Dwain Northey (Gen X)

There is a difference between confidence and hubris. Confidence allows a leader to recognize mistakes, adjust course, and learn from history. Hubris convinces a person that history exists merely to validate them. In my opinion, Donald Trump falls firmly into the second category.

This is, of course, my opinion, but I believe Trump genuinely thinks his return to the White House was the result of the American people realizing they had made a terrible mistake by electing Joe Biden. That narrative seems to fit perfectly with the way he has always viewed himself: not as a politician competing in a democracy, but as a figure destined for greatness, a man who believes history inevitably bends toward his own vindication.

The problem with that worldview is that it requires every success to be attributed to genius and every failure to be blamed on someone else. It leaves no room for chance, circumstance, economic cycles, political trends, or the simple reality that voters often choose between imperfect options. Everything becomes a referendum on one man.

What has always struck me is how much of Trump’s political identity appears to be rooted in his hostility toward Barack Obama. Long before he entered politics, Trump spent years promoting the birther conspiracy, insisting that Obama was somehow illegitimate, that he was not really American, that his birth certificate was fraudulent, and that he had no right to occupy the Oval Office. Looking back, it is difficult for me to separate that campaign from the racial undertones that many Americans recognized at the time.

Nor was that an isolated incident. Trump’s history with accusations of discriminatory housing practices stretches back to the 1970s. Whether discussing housing, immigration, or his rhetoric about various communities, there is a long record that leads many people—including me—to conclude that race has often played a significant role in how he views the world.

Because of that fixation on Obama, it often seems that anything associated with Obama’s presidency automatically became unacceptable in Trump’s eyes. The Affordable Care Act was supposedly a disaster, yet years later there was never a fully developed replacement ready to take its place. The Iran nuclear agreement, the JCPOA, was described as the worst deal ever negotiated, yet subsequent attempts to address the same issue have often struggled to produce anything clearly superior. The objective details almost become secondary. If Obama supported it, Trump opposes it. If Obama built it, Trump wants his name removed from it.

That hostility then naturally extends to Joe Biden, who served as Obama’s vice president. In my view, Biden inherited much of the resentment that Trump originally directed toward Obama. The target changed, but the underlying impulse remained the same.

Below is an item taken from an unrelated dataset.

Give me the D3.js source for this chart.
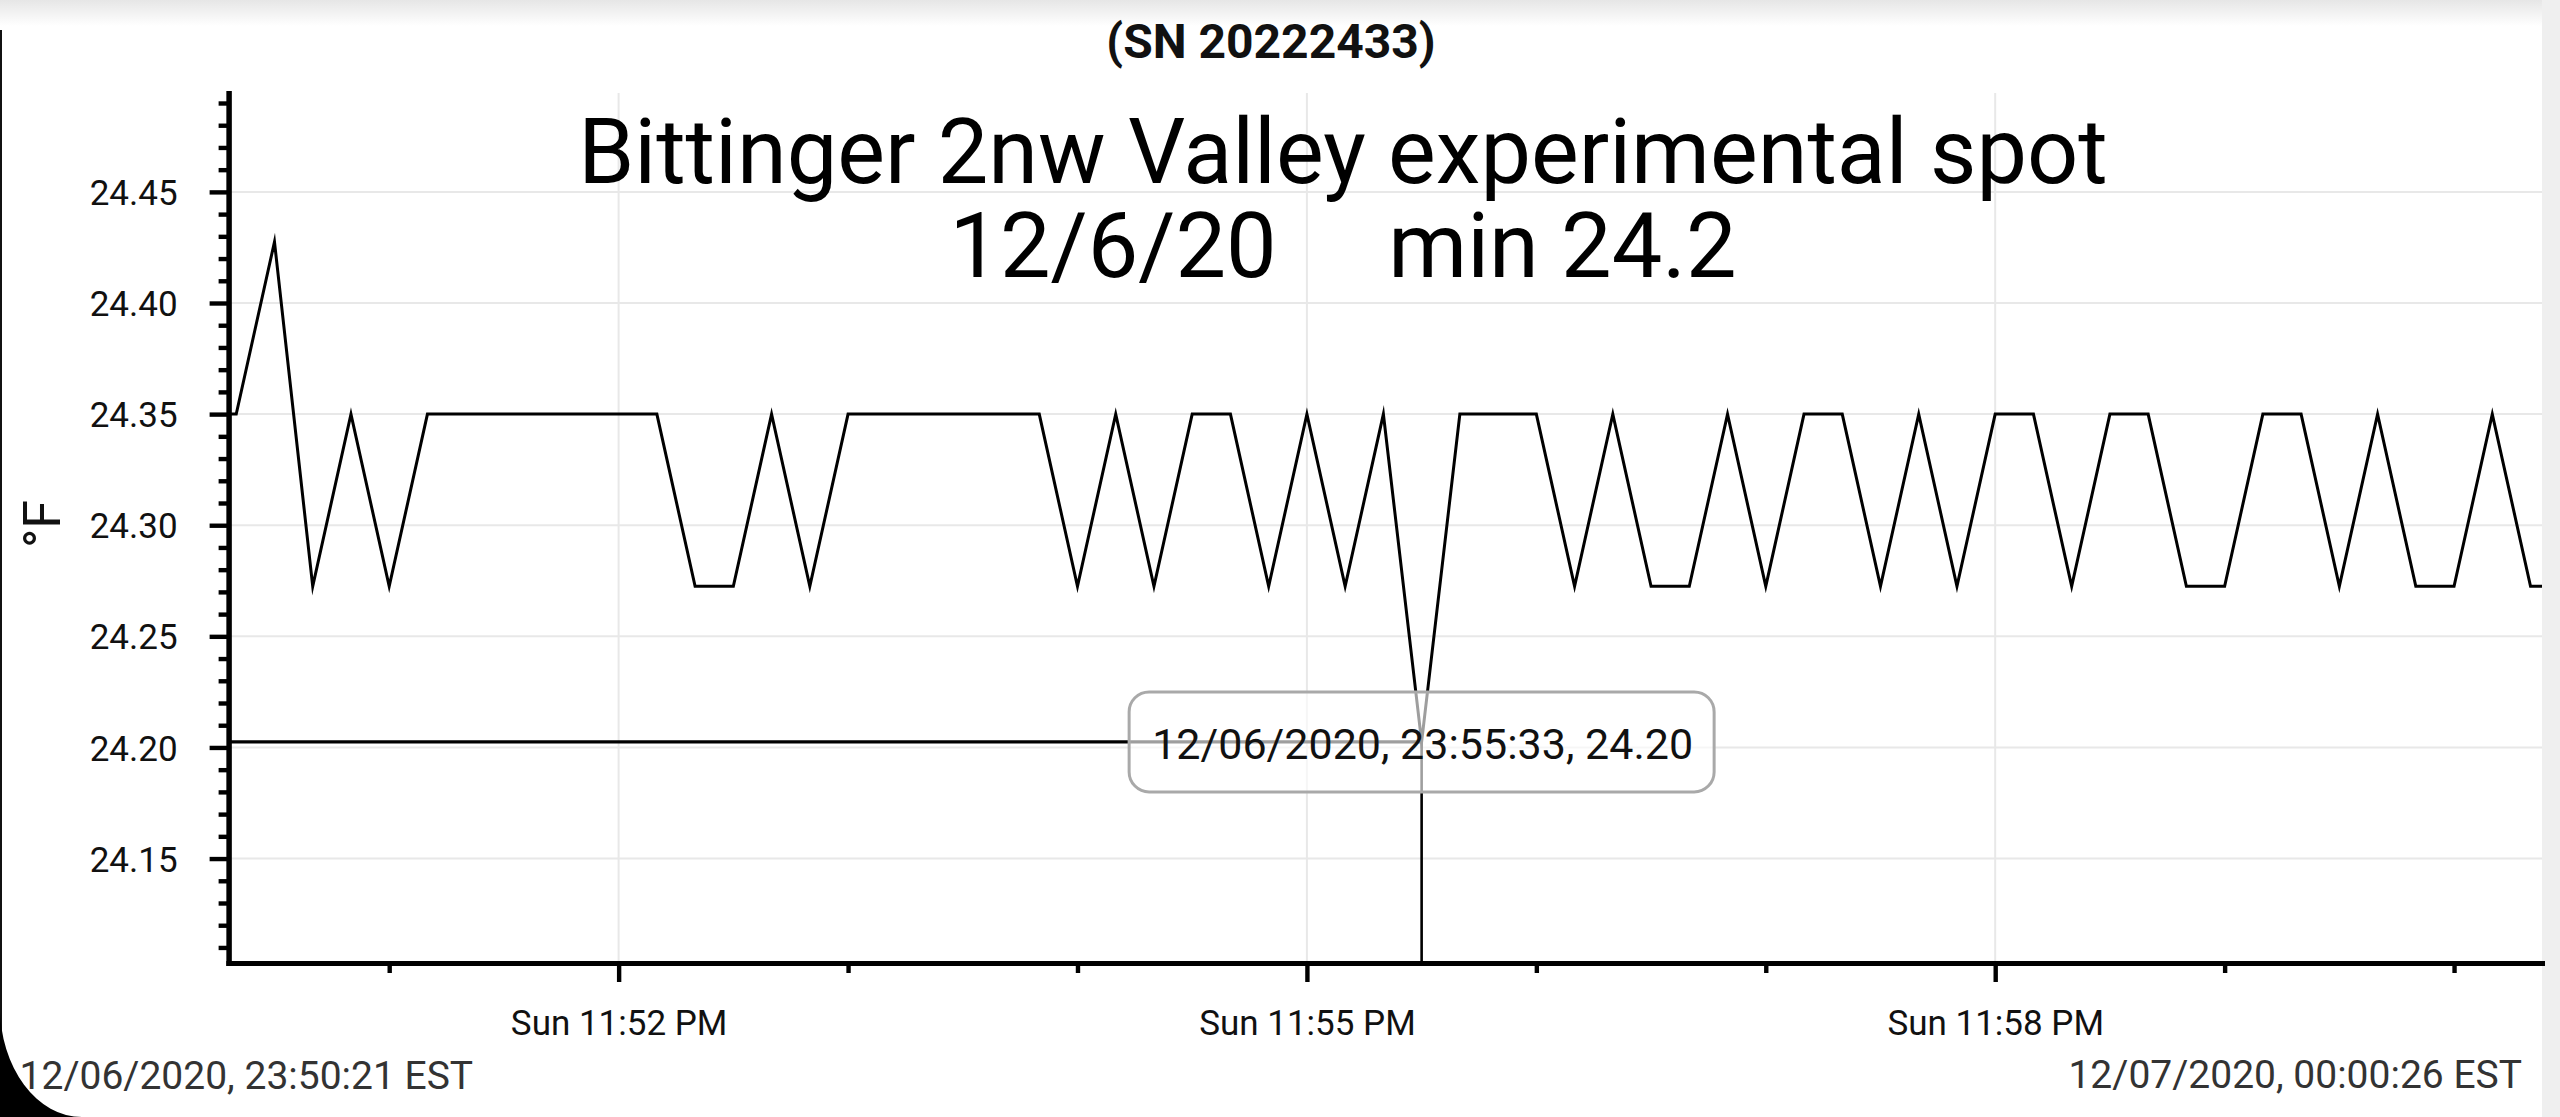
<!DOCTYPE html>
<html>
<head>
<meta charset="utf-8">
<script src="https://cdn.jsdelivr.net/npm/d3@7"></script>
<style>
  body { margin: 0; background: #fff; overflow: hidden; }
  text { font-family: Roboto, "Noto Sans", sans-serif; }
</style>
</head>
<body>
<svg id="chart" width="2560" height="1117"></svg>
<script>
// ---------------- data ----------------
const sampleTimes = [
  "23:50:18","23:50:20","23:50:30","23:50:40","23:50:50","23:51:00","23:51:10","23:51:20","23:51:30","23:51:40",
  "23:51:50","23:52:00","23:52:10","23:52:20","23:52:30","23:52:40","23:52:50","23:53:00","23:53:10","23:53:20",
  "23:53:30","23:53:40","23:53:50","23:54:00","23:54:10","23:54:20","23:54:30","23:54:40","23:54:50","23:55:00",
  "23:55:10","23:55:20","23:55:30","23:55:40","23:55:50","23:56:00","23:56:10","23:56:20","23:56:30","23:56:40",
  "23:56:50","23:57:00","23:57:10","23:57:20","23:57:30","23:57:40","23:57:50","23:58:00","23:58:10","23:58:20",
  "23:58:30","23:58:40","23:58:50","23:59:00","23:59:10","23:59:20","23:59:30","23:59:40","23:59:50","00:00:00",
  "00:00:10","00:00:20","00:00:23"
];
const temperaturesF = [
  24.35, 24.35, 24.4275, 24.2725, 24.35, 24.2725, 24.35, 24.35, 24.35, 24.35,
  24.35, 24.35, 24.35, 24.2725, 24.2725, 24.35, 24.2725, 24.35, 24.35, 24.35,
  24.35, 24.35, 24.35, 24.2725, 24.35, 24.2725, 24.35, 24.35, 24.2725, 24.35,
  24.2725, 24.35, 24.2025, 24.35, 24.35, 24.35, 24.2725, 24.35, 24.2725, 24.2725,
  24.35, 24.2725, 24.35, 24.35, 24.2725, 24.35, 24.2725, 24.35, 24.35, 24.2725,
  24.35, 24.35, 24.2725, 24.2725, 24.35, 24.35, 24.2725, 24.35, 24.2725, 24.2725,
  24.35, 24.2725, 24.2725
];
const yMajorTicks = [24.15, 24.20, 24.25, 24.30, 24.35, 24.40, 24.45];
const xMajorTickTimes = ["23:52:00", "23:55:00", "23:58:00"];
const yDomain = [24.103, 24.4945];
const highlightIndex = 32;
const tooltipText = "12/06/2020, 23:55:33, 24.20";
const serialText = "(SN 20222433)";
const titleLines = ["Bittinger 2nw Valley experimental spot", "12/6/20     min 24.2"];
const yAxisLabel = "°F";
const footerLeft = "12/06/2020, 23:50:21 EST";
const footerRight = "12/07/2020, 00:00:26 EST";

// ---------------- helpers ----------------
function parseT(s) {
  const [h, m, sec] = s.split(":").map(Number);
  return new Date(2020, 11, h < 12 ? 7 : 6, h, m, sec);
}
const data = sampleTimes.map((t, i) => ({ t: parseT(t), v: temperaturesF[i] }));

const W = 2560, H = 1117;
const plot = { left: 228.6, right: 2542, top: 93, bottom: 963 };

const svg = d3.select("#chart");

// background pieces (screenshot frame)
const defs = svg.append("defs");
const grad = defs.append("linearGradient").attr("id", "topShade")
  .attr("x1", 0).attr("y1", 0).attr("x2", 0).attr("y2", 1);
grad.append("stop").attr("offset", "0%").attr("stop-color", "#e6e6e6");
grad.append("stop").attr("offset", "100%").attr("stop-color", "#ffffff");
svg.append("rect").attr("x", 0).attr("y", 0).attr("width", W).attr("height", H).attr("fill", "#fff");
svg.append("rect").attr("x", 0).attr("y", 0).attr("width", 2542).attr("height", 26).attr("fill", "url(#topShade)");
svg.append("rect").attr("x", 2542).attr("y", 0).attr("width", 18).attr("height", H).attr("fill", "#efefef");
svg.append("rect").attr("x", 0).attr("y", 30).attr("width", 2).attr("height", H - 30).attr("fill", "#111");
svg.append("path").attr("d", `M0,${H - 110} A82,110 0 0 0 82,${H} L0,${H} Z`).attr("fill", "#000");

// scales
const x = d3.scaleTime().domain(d3.extent(data, d => d.t)).range([plot.left, plot.right]);
const y = d3.scaleLinear().domain(yDomain).range([plot.bottom, plot.top]);

const xMajor = xMajorTickTimes.map(s => parseT(s));
const xMinor = x.ticks(d3.timeMinute.every(1)).filter(d => !xMajor.some(m => +m === +d));
const yMinor = y.ticks(40).filter(v => !yMajorTicks.some(m => Math.abs(m - v) < 1e-6));

// gridlines
const grid = svg.append("g").attr("stroke", "#e8e8e8").attr("stroke-width", 2);
grid.selectAll("line.h").data(yMajorTicks).join("line")
  .attr("x1", plot.left).attr("x2", plot.right)
  .attr("y1", d => y(d)).attr("y2", d => y(d));
grid.selectAll("line.v").data(xMajor).join("line")
  .attr("x1", d => x(d)).attr("x2", d => x(d))
  .attr("y1", plot.top).attr("y2", plot.bottom);

// titles
svg.append("text").attr("x", 1271).attr("y", 58).attr("text-anchor", "middle")
  .attr("font-size", 48).attr("font-weight", "bold").attr("fill", "#111").text(serialText);
const title = svg.append("text").attr("text-anchor", "middle").attr("font-size", 90).attr("fill", "#000")
  .attr("xml:space", "preserve").style("white-space", "pre");
title.selectAll("tspan").data(titleLines).join("tspan")
  .attr("x", 1343).attr("y", (d, i) => 182.7 + i * 94)
  .text(d => d);

// data line
const line = d3.line().x(d => x(d.t)).y(d => y(d.v));
svg.append("path").datum(data)
  .attr("fill", "none").attr("stroke", "#000").attr("stroke-width", 3)
  .attr("stroke-linejoin", "miter").attr("stroke-miterlimit", 10)
  .attr("d", line);

// crosshair at the minimum
const hp = data[highlightIndex];
const hx = x(hp.t), hy = y(hp.v);
svg.append("line").attr("x1", plot.left).attr("x2", hx).attr("y1", hy).attr("y2", hy)
  .attr("stroke", "#000").attr("stroke-width", 3.2);
svg.append("line").attr("x1", hx).attr("x2", hx).attr("y1", hy).attr("y2", plot.bottom)
  .attr("stroke", "#000").attr("stroke-width", 2.6);

// tooltip
const tipW = 585, tipH = 100;
svg.append("rect").attr("x", hx - tipW / 2).attr("y", hy - tipH / 2)
  .attr("width", tipW).attr("height", tipH).attr("rx", 20).attr("ry", 20)
  .attr("fill", "rgba(255,255,255,0.62)").attr("stroke", "#a9a9a9").attr("stroke-width", 3);
svg.append("text").attr("x", hx + 1).attr("y", hy + 17.5).attr("text-anchor", "middle")
  .attr("font-size", 43).attr("fill", "#111").text(tooltipText);

// axes
const fmtY = d3.format(".2f");
const yAxisMajor = svg.append("g").attr("transform", `translate(${plot.left},0)`)
  .call(d3.axisLeft(y).tickValues(yMajorTicks).tickFormat(fmtY).tickSize(19).tickSizeOuter(0).tickPadding(32));
const yAxisMinor = svg.append("g").attr("transform", `translate(${plot.left},0)`)
  .call(d3.axisLeft(y).tickValues(yMinor).tickFormat("").tickSize(10).tickSizeOuter(0));
const xAxisMajor = svg.append("g").attr("transform", `translate(0,${plot.bottom})`)
  .call(d3.axisBottom(x).tickValues(xMajor).tickFormat(d3.timeFormat("%a %-I:%M %p")).tickSize(19).tickSizeOuter(0).tickPadding(28));
const xAxisMinor = svg.append("g").attr("transform", `translate(0,${plot.bottom})`)
  .call(d3.axisBottom(x).tickValues(xMinor).tickFormat("").tickSize(10).tickSizeOuter(0));

[yAxisMajor, yAxisMinor, xAxisMajor, xAxisMinor].forEach(g => {
  g.selectAll("path.domain").attr("stroke", "#000").attr("stroke-width", 5).attr("stroke-linecap", "square");
  g.selectAll(".tick line").attr("stroke", "#000").attr("stroke-width", 4.4);
  g.selectAll(".tick text").attr("font-size", 35).attr("fill", "#111")
    .attr("font-family", "Roboto, 'Noto Sans', sans-serif");
});
yAxisMajor.selectAll(".tick text").attr("dy", "0.36em");

// y axis label
svg.append("text").attr("transform", "translate(41,524) rotate(-90)")
  .attr("text-anchor", "middle").attr("dy", "0.36em")
  .attr("font-size", 52).attr("fill", "#111").text(yAxisLabel);

// footer
svg.append("text").attr("x", 19.6).attr("y", 1089).attr("font-size", 39).attr("fill", "#333").text(footerLeft);
svg.append("text").attr("x", 2522).attr("y", 1088).attr("text-anchor", "end").attr("font-size", 39).attr("fill", "#333").text(footerRight);
</script>
</body>
</html>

What concerns me most, however, is not Trump’s opinion of his political opponents. Politicians criticizing one another is hardly new. What concerns me is the apparent belief that he is destined for some uniquely grand place in history.

When Americans think of great leaders, they often think of figures such as Franklin Roosevelt, who guided the nation through depression and world war; Abraham Lincoln, who preserved the Union; George Washington, who willingly surrendered power; John Kennedy, who challenged Americans to look outward and forward; or Winston Churchill, who rallied a nation against fascism.

Trump’s public fascination has often seemed directed elsewhere. He has frequently spoken admiringly of strongmen and authoritarian rulers. He appears drawn to displays of personal power, loyalty, and domination. The leaders he seems to find most interesting are often those who concentrated authority in themselves rather than those who strengthened democratic institutions.

The irony is that many of those historical strongmen saw themselves exactly the same way. Napoleon believed he was destined to reshape Europe. Stalin saw himself as the architect of history. Mao believed he was remaking civilization itself. Every authoritarian ruler convinces himself that he alone understands what must be done and that future generations will thank him for it.

History rarely agrees.

What these men often leave behind is not glory but wreckage: weakened institutions, damaged economies, divided societies, and generations forced to clean up the mess left by leaders who confused personal ambition with national destiny.

Perhaps that is why the mythology of the “great man” is so dangerous. It encourages leaders to see themselves as the story rather than as temporary stewards of something larger than themselves. Democracies work precisely because no individual is supposed to be indispensable. The nation survives because institutions matter more than personalities.

In my opinion, Trump’s greatest flaw is not his policies, his rhetoric, or even his ego. It is the apparent conviction that history revolves around him. He seems to view himself as a larger-than-life figure destined to save America and secure a place among history’s giants.

The tragedy is that the people he appears most fascinated by were not saviors of the world. They were cautionary tales. They are remembered not because they elevated humanity, but because humanity spent decades recovering from the consequences of their ambitions.

History’s greatest leaders are often remembered for what they built. The leaders who see themselves as destined to dominate history are more often remembered for what they broke.